But even the United States government can’t hire enough college interns to stare at the petabytes of images and video produced by all the nation’s electronics. So what does a data-hungry intelligence agency do? It has to rely on artificial intelligence, and specifically computer vision, to transform all of those private moments from people who didn’t know anyone was watching into actionable insights.

What is Computer Vision?

Computer vision is a subdiscipline of artificial intelligence that involves pulling insights from digital images or video. The best example of how powerful computer vision can be is the development of sensors for autonomous vehicles, which can identify, track, and make decisions around complex road environments. While we’re not yet living in a world of self-driving cars, computer vision has many other great uses beyond the futuristic experience of getting piping-hot pizza delivered to our front door by a driverless vehicle in 30 minutes or less.

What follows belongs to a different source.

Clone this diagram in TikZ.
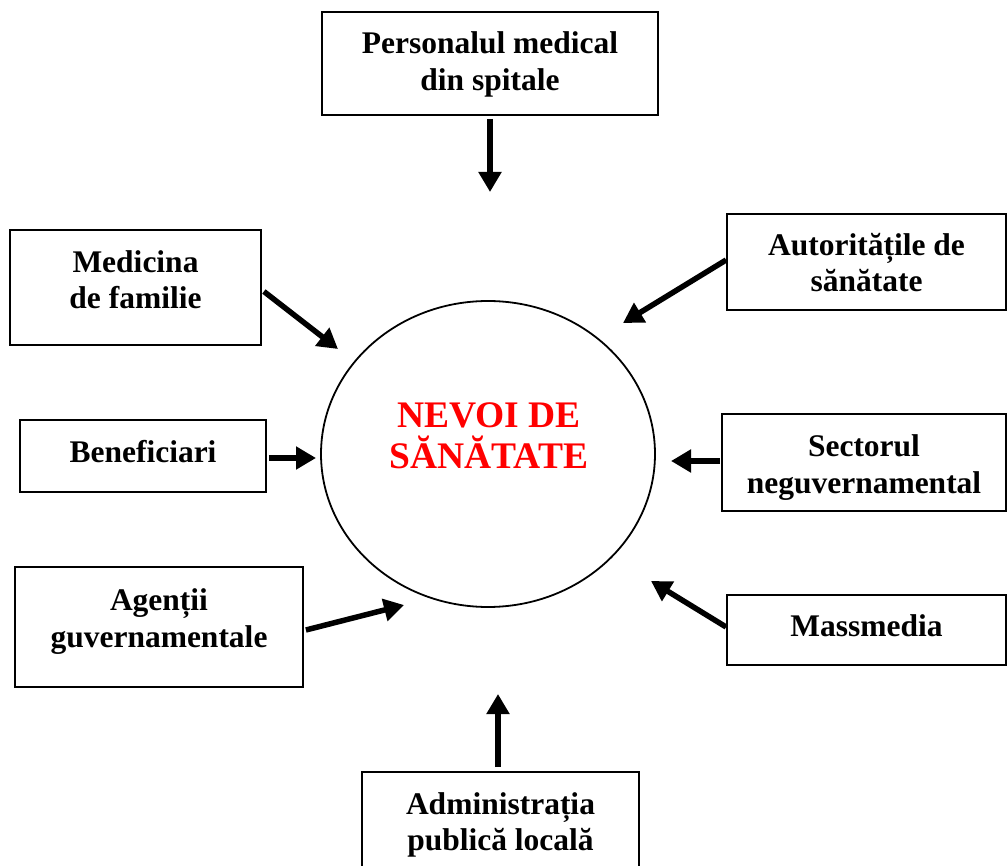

Wood Nots - Computer vision versus human vision
Computer vision versus human vision. Credit: Wood Nots

In the example of a human being, computer vision is the complex part of your brain that can instantly register attractive people in your peripheral view. It’s the evolutionary logic behind how we make sense of the objects in our world, connecting the data we receive from our eyeballs with the synapses in our brain that compel us to overcome our fear of talking to hot strangers. Today, machines are still relatively stupid, so any additional data from the outside world can only help them make better decisions.

Computer vision is a game changer that gives artificial intelligence algorithms the ability to see and interact with physical reality. McKinsey reported that Google (GOOG) completed 24 mergers and acquisitions since 2010, with eight of those in computer vision. Since venture capitalists began pouring money into artificial intelligence startups, computer vision has been a big chunk of those investments.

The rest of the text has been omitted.